>> begin Records provided

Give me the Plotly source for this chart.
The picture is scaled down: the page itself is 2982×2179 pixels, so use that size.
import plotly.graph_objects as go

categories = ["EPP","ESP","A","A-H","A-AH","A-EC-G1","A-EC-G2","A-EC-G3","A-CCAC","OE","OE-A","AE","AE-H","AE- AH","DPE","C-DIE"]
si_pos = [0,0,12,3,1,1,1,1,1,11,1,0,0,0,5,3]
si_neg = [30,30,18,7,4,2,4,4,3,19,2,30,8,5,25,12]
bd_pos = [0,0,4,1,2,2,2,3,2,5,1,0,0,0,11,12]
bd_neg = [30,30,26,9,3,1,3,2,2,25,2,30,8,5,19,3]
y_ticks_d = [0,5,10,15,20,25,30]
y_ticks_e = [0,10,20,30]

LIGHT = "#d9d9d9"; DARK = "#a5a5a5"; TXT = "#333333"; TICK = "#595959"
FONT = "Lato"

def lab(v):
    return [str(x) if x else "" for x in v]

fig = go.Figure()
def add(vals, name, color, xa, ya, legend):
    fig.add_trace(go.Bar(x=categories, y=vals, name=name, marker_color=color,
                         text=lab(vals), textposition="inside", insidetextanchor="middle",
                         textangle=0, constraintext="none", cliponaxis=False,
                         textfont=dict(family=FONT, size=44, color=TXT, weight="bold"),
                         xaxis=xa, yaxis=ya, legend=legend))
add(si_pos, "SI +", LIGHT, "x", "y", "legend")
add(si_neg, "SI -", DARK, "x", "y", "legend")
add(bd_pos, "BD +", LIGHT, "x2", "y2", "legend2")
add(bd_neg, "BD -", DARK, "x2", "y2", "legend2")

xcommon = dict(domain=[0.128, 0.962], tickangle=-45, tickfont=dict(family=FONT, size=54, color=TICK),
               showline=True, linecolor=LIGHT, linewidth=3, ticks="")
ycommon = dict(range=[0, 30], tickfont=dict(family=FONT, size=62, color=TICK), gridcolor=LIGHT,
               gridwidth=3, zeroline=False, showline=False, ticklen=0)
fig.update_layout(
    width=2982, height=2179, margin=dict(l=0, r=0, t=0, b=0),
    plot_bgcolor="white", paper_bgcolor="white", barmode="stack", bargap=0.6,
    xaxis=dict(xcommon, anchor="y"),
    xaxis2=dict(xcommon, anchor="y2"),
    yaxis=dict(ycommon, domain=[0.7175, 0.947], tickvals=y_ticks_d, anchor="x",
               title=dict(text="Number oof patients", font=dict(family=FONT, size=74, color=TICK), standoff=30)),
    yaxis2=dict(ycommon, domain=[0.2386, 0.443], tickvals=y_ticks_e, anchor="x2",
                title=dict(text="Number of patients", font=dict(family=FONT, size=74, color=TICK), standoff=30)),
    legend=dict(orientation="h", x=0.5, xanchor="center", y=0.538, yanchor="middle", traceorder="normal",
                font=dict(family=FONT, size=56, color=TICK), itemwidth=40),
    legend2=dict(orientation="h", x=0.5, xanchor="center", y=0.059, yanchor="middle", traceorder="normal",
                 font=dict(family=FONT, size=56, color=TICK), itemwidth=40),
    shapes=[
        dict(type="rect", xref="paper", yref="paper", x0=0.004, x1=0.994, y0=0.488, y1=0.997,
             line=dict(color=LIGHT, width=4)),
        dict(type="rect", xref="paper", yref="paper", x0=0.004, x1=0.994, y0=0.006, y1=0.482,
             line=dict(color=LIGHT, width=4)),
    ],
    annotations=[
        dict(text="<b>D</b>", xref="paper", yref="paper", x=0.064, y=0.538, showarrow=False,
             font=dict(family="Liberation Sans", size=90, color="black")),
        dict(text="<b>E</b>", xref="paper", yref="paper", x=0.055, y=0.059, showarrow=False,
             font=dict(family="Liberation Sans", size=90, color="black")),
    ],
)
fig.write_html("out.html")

>> end Records provided
>> begin Records provided

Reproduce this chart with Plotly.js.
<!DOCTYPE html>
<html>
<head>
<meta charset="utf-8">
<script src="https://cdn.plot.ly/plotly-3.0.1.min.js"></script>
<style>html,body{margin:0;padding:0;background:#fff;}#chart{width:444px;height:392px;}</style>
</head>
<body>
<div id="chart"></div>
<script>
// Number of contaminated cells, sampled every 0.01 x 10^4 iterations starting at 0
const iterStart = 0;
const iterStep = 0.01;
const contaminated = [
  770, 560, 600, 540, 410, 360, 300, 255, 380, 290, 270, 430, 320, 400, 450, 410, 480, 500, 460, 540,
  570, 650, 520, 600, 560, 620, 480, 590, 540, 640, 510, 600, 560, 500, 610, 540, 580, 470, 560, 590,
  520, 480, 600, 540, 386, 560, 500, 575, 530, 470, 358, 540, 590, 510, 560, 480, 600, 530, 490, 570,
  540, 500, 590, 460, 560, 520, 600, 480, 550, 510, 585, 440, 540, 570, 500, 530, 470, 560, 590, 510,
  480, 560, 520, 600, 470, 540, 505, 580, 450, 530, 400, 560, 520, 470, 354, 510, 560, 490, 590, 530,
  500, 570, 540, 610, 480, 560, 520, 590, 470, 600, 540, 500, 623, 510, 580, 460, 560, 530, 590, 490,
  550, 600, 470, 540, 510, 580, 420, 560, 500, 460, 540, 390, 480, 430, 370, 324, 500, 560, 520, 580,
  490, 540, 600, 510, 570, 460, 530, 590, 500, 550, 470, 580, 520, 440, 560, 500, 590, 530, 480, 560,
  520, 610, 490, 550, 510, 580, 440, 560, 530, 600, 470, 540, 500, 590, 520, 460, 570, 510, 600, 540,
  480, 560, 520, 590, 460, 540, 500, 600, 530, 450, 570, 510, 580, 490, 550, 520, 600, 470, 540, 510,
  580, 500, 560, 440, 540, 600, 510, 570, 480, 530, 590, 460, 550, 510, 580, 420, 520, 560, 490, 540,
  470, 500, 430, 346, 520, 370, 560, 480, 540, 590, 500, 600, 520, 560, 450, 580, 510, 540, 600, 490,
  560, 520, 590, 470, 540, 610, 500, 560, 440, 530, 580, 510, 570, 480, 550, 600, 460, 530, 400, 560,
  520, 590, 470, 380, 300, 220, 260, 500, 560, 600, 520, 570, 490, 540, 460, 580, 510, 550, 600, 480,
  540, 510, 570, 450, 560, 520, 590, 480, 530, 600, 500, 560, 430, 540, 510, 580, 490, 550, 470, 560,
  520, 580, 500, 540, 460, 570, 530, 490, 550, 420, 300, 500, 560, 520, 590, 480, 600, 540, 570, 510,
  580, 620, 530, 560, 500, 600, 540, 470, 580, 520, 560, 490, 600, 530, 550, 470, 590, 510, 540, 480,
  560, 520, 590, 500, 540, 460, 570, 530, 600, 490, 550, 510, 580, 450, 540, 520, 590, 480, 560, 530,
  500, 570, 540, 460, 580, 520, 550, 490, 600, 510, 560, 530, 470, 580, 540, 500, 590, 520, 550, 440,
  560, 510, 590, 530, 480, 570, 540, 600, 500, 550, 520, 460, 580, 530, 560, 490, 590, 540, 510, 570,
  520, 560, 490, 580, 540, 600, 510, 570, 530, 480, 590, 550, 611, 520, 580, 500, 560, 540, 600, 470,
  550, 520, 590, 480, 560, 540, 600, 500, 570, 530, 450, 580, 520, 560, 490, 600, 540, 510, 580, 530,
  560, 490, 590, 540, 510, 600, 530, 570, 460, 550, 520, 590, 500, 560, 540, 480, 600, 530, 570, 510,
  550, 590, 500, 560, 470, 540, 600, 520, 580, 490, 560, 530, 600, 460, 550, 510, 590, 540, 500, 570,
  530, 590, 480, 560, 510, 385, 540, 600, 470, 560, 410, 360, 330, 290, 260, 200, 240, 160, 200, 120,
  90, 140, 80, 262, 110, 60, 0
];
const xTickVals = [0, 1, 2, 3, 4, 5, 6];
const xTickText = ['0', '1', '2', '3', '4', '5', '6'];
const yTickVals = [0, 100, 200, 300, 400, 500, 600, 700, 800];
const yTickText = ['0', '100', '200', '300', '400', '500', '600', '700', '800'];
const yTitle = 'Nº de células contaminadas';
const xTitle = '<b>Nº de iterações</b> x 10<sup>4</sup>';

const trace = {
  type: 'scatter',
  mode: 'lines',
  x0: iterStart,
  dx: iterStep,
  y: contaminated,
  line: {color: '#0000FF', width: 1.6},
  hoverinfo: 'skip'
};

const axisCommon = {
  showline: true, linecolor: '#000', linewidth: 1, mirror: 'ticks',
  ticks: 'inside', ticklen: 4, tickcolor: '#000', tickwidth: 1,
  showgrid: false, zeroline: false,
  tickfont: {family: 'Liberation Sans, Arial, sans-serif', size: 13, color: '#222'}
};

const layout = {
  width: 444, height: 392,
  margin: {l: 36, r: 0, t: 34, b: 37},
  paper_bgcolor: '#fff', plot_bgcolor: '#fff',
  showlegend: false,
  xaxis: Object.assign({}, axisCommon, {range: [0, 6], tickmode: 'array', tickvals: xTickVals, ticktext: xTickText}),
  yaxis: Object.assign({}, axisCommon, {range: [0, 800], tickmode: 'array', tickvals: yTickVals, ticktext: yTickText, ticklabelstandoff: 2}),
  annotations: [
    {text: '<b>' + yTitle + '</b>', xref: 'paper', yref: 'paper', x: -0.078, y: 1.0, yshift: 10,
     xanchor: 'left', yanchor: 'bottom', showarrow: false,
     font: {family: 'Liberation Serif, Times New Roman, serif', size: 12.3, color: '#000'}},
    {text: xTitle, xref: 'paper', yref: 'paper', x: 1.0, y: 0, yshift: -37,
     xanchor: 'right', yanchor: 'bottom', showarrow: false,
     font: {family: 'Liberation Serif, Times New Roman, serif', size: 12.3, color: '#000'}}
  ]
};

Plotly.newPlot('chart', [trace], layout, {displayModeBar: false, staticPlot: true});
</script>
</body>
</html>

>> end Records provided

Repeat the entries above verbatim, but only from the line that has "Give me the Plotly source for this chart." down to the line that has "y_ticks_e = [0,10,20,30]", inclusive.

Solution for this exercise:
Give me the Plotly source for this chart.
The picture is scaled down: the page itself is 2982×2179 pixels, so use that size.
import plotly.graph_objects as go

categories = ["EPP","ESP","A","A-H","A-AH","A-EC-G1","A-EC-G2","A-EC-G3","A-CCAC","OE","OE-A","AE","AE-H","AE- AH","DPE","C-DIE"]
si_pos = [0,0,12,3,1,1,1,1,1,11,1,0,0,0,5,3]
si_neg = [30,30,18,7,4,2,4,4,3,19,2,30,8,5,25,12]
bd_pos = [0,0,4,1,2,2,2,3,2,5,1,0,0,0,11,12]
bd_neg = [30,30,26,9,3,1,3,2,2,25,2,30,8,5,19,3]
y_ticks_d = [0,5,10,15,20,25,30]
y_ticks_e = [0,10,20,30]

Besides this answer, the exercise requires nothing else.